:: Source material ::
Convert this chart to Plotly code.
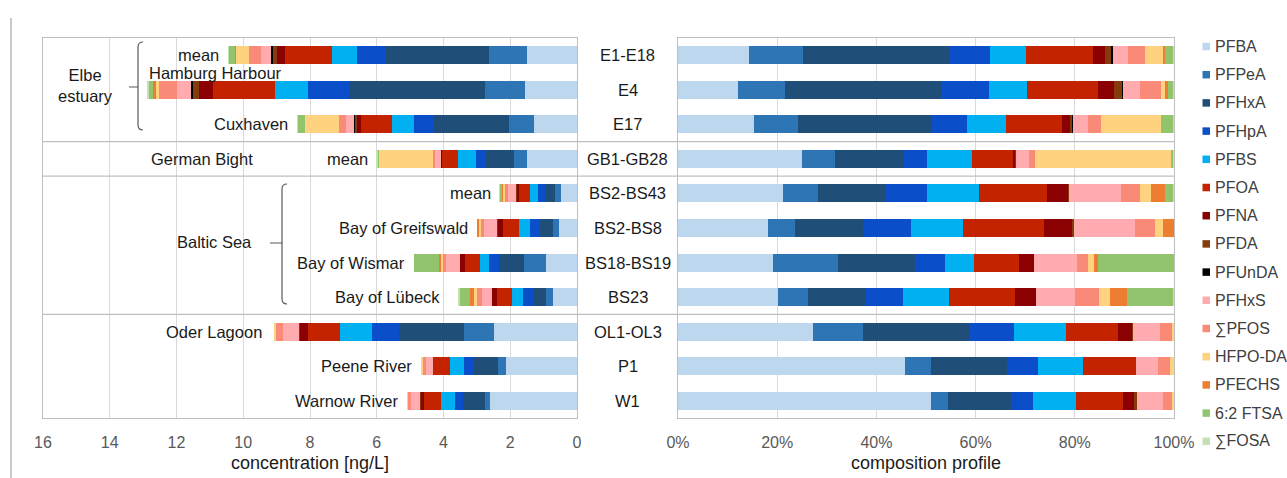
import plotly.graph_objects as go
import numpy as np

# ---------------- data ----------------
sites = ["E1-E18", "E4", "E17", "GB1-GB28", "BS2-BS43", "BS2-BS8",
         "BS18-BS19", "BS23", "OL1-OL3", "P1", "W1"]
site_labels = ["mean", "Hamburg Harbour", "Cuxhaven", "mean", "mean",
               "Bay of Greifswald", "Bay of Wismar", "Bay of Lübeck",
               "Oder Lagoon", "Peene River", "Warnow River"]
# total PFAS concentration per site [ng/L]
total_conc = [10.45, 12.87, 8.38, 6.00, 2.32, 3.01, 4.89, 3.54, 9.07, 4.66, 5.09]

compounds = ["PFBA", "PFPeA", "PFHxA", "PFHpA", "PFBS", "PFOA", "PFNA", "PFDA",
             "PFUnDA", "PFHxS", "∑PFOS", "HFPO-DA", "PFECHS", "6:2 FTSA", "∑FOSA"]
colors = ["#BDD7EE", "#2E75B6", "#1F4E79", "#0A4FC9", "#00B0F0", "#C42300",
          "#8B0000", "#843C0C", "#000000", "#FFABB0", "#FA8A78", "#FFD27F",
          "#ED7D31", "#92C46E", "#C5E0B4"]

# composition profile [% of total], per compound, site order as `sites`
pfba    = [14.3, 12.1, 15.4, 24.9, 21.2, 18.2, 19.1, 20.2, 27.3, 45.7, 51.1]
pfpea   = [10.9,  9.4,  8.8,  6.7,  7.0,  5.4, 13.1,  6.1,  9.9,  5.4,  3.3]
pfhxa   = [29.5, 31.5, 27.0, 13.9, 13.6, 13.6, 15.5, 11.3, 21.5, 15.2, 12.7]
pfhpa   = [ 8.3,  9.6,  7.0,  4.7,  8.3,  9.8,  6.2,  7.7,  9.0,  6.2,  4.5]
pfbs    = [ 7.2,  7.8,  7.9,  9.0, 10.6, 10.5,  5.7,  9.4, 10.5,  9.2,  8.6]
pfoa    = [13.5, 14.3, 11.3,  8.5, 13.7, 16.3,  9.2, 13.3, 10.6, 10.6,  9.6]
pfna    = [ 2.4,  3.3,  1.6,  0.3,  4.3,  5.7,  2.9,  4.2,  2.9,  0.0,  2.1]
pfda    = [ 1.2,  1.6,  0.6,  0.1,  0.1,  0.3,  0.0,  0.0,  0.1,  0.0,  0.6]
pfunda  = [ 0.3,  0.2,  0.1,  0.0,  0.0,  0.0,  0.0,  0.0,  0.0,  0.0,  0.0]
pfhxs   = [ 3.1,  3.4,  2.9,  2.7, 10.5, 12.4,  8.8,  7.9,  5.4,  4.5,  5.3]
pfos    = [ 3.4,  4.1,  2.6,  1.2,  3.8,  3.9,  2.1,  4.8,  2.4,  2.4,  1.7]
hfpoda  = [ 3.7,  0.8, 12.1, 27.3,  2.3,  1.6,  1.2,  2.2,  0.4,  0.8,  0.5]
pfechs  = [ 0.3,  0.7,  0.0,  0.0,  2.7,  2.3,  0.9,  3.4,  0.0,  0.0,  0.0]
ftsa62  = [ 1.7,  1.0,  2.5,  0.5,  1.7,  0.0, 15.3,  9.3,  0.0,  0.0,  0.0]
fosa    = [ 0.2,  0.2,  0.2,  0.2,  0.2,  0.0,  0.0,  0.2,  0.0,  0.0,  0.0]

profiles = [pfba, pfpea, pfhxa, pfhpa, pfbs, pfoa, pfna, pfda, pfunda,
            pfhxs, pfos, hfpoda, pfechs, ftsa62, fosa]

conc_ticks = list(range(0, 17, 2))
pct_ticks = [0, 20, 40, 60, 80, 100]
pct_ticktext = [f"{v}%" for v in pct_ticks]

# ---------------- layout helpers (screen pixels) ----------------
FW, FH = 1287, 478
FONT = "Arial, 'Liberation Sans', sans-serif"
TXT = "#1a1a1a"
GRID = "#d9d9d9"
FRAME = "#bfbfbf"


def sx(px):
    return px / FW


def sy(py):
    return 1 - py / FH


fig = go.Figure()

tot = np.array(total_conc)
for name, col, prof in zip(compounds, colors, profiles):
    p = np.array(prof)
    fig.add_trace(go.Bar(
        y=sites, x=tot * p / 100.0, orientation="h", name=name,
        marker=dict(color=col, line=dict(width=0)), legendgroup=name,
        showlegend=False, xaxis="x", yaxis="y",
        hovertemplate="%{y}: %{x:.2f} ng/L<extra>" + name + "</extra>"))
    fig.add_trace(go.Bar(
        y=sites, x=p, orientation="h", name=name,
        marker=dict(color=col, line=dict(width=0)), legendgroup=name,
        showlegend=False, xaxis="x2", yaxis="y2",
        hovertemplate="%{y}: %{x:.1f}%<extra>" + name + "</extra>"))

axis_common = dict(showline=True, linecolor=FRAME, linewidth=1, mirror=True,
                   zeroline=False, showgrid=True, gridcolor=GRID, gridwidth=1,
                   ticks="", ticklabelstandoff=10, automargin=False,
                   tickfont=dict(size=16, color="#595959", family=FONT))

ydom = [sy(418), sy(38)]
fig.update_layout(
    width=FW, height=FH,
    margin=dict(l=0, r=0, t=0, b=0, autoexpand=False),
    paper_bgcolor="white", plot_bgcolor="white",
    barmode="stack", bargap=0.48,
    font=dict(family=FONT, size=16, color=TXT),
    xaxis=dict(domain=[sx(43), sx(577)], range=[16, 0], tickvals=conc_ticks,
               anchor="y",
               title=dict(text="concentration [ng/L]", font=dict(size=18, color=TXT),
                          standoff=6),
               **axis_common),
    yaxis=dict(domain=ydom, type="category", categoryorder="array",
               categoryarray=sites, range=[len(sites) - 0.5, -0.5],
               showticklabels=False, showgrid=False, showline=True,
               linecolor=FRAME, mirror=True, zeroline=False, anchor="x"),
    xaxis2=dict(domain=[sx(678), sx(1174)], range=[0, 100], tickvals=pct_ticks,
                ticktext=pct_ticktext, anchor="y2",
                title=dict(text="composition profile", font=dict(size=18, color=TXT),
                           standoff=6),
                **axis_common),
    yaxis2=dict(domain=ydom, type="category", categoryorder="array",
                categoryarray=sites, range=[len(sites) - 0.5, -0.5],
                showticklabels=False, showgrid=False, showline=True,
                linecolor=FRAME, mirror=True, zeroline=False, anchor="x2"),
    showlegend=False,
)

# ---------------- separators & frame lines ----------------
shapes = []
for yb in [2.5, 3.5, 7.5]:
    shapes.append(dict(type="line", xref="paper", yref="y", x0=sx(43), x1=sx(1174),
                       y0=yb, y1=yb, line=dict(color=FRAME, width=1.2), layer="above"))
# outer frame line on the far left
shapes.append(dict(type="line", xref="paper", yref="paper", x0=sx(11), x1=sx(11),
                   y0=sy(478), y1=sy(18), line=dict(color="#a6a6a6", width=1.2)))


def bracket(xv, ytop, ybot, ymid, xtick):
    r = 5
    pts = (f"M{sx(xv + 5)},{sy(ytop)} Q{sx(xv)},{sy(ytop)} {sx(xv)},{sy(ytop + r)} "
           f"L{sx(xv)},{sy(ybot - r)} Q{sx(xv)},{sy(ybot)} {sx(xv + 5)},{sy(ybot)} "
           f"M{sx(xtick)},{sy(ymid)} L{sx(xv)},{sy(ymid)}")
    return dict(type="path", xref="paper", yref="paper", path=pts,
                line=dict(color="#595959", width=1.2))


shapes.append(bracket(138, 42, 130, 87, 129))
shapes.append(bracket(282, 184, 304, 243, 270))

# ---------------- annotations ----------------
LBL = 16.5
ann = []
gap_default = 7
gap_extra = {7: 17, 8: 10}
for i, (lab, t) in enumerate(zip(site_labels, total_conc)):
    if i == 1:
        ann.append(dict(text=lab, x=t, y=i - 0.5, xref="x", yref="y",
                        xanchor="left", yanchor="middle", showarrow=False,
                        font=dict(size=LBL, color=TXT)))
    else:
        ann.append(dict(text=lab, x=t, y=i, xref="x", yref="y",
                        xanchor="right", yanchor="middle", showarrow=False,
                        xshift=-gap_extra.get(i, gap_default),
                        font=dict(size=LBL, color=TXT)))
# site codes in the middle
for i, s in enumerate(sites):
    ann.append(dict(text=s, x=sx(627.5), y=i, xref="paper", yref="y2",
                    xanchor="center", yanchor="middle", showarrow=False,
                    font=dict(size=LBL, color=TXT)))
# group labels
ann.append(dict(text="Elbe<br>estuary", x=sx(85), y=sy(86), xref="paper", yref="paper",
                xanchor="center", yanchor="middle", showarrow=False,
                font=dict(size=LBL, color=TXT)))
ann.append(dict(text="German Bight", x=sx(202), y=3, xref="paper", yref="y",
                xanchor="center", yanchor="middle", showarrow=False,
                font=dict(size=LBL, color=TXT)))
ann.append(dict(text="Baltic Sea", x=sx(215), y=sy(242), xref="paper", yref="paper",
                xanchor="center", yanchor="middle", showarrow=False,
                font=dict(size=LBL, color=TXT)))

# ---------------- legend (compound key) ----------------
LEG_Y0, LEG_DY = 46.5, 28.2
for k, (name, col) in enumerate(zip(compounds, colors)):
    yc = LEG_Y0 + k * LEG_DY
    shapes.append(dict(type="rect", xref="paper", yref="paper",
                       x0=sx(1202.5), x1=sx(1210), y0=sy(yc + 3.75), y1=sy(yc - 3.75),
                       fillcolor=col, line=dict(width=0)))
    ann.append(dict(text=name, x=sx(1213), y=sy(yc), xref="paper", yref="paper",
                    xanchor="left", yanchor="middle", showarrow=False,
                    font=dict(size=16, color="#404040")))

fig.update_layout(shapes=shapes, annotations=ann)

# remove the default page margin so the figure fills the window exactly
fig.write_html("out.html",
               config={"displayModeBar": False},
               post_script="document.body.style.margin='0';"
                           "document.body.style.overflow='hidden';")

:: Problem to work on ::
Output exactly the span of lines from the top of the listing through the line holding "import numpy as np", and leave every picture out.

:: Solution ::
Convert this chart to Plotly code.
import plotly.graph_objects as go
import numpy as np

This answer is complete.